Shorts (left)
California Joins Move To Earlier Primaries
With a swipe of his pen, some flowery remarks and a good backdrop, Gov. Arnold Schwarzenegger on Thursday moved California's presidential primary to February of next year from June, placing the nation's most populous state at the increasingly congested front end of the primary calendar.
Speaking outside the Stanford Mansion in Sacramento — the site of the first presidential visit to California, by Rutherford Hayes, in 1880 — Schwarzenegger, a Republican, noted that presidential candidates had already come to the state to woo voters as the new primary date was being talked about.
"But today is a special day because we turn this talk into action," the governor said. "Moving our presidential primary means California will have the influence it deserves when it comes to choosing the next presidential candidates."
California is one of roughly 20 states with an eye on Feb. 5, which is shaping up to be a primary day of enormous importance, if for no other reason than the large number of delegates that could be in play.
OPEC Says It Won't Increase Output
Ignoring concerns over slowing economic growth, slightly volatile stock markets and a softening housing market, OPEC ministers on Thursday said that they would keep oil production at current levels, despite calls to pump more supplies into an increasingly tight market.
The decision to hold output steady could send oil prices into a fresh upswing this spring as demand for gasoline picks up. Retail gasoline prices in the United States have been rising since the beginning of the year and reached about $2.60 a gallon on average last week, nearly 40 cents more than in January.
"Three dollars a gallon is just around the corner," said Jason Schenker, an economist at Wachovia. "We've never seen retail gasoline prices rise so much so early in the year."

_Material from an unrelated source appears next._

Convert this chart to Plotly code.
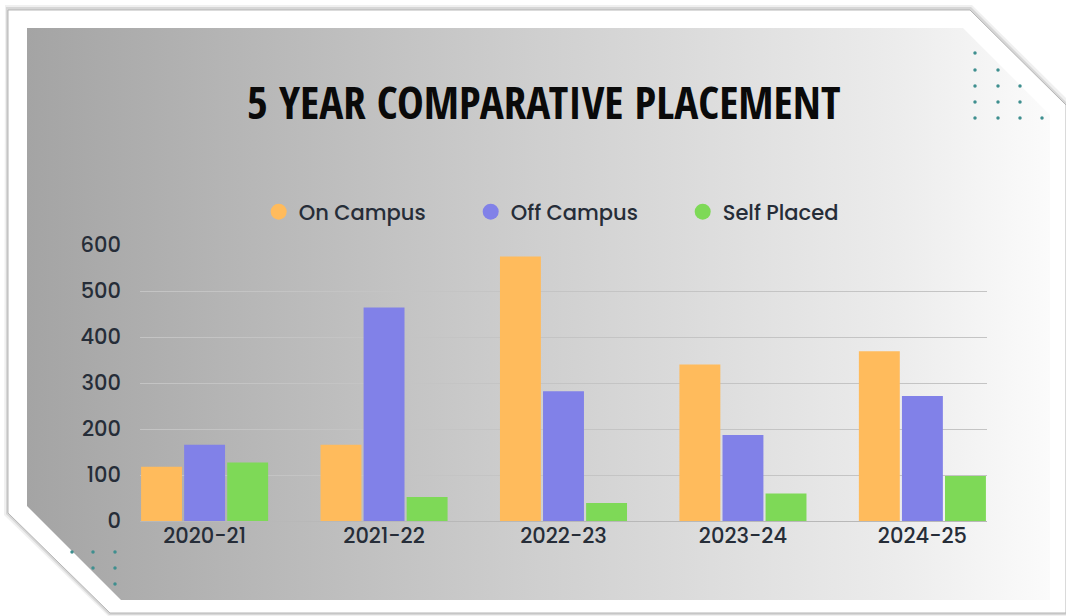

For consumers in developed countries, a solid rise in demand would probably mean another summer of high gasoline prices and stiff energy bills. Oil prices have settled around $60 a barrel in recent months and members of the Organization of the Petroleum Exporting Countries seem satisfied with that level.
Fifty Die in Rebel Attack On New Delhi Police Station
Suspected Maoist rebels stormed a police post in the heavily forested center of India early Thursday morning, killing nearly 50 police in what was apparently the biggest attack on state law enforcement in the last several years of leftist insurgency.
There are now Maoist rebels in pockets of nearly half of India's 28 states, according to the government. They are largely entrenched in the forest belt, which is rich in natural resources, like timber and iron ore, but home to some of the poorest communities of indigenous people. Nearly 900 people were killed in the Maoist conflict in 2005, according to the most recent available official statistics.
In central Chhattisgarh state, where the incident took place, the conflict has turned ever more nasty in the last two years with the emergence of an anti-Maoist counterinsurgency force, called the Salwa Judum. Nearly 50,000 villagers, displaced by fighting, now live in flimsy tent camps along the road, as police and the militia try to flush Maoists out of the countryside.